In some cases yes, held the Court of Appeal in Benkharbouche and Janah v Sudan and Libya.
The Appellants worked as service staff in the Sudanese and Libyan embassies in London. Between them, they brought claims for unfair dismissal, arrears of pay, race discrimination, harassment and claims in relation to the national minimum wage and Working Time Regulations 1998.
The Court of Appeal held that the blanket immunity from claims provided by section 16(1)(a) of the State Immunity Act 1978 went beyond the UK's obligations in public international law. ApplyingHolland v Lampen Wolfe  1 WLR 1573, if section 16(1)(a) had been a mere implementation of international law obligations, there could have been no question of a violation of Article 6 of the Human Rights Act 1998.
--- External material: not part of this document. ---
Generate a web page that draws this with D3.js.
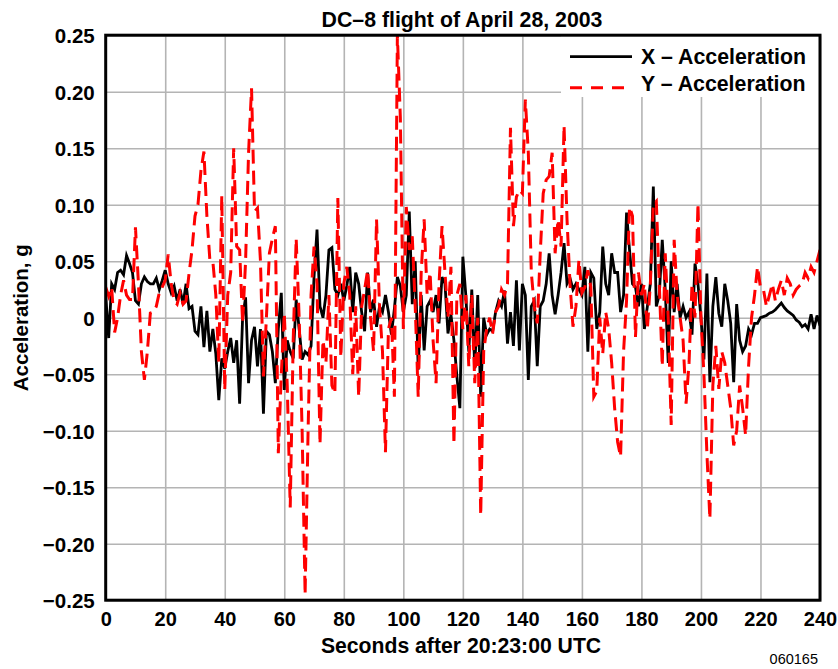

The Court examined a number of treaties to which the UK is party and customary international law, and concluded that a blanket ban was not required in international law and did not fall within any margin of appreciation. It was not a proportionate means of achieving a legitimate aim: attempts in the case law to justify similar bans related to the legitimate aim of implementing international law obligations. Section 16(1)(a) is therefore incompatible with the Human Rights Act. The remedy was a declaration of incompatibility.
The Court of Appeal came to the same conclusion on SIA section 4(2)(b) which bars claims where the claimant is not habitually resident in the UK.
The Court of Appeal agreed with Langstaff P in the EAT that the immunity also violated Article 47 of the EU Charter ("Everyone whose rights and freedoms guaranteed by the law of the Union are violated has the right to an effective remedy before a tribunal") which, enshrining a general principle of EU law, was directly effective against the Respondents. The Appellants could therefore proceed in their claims "guaranteed by the law of the Union": claims under the WTR 1998, and claims for racial discrimination and harassment.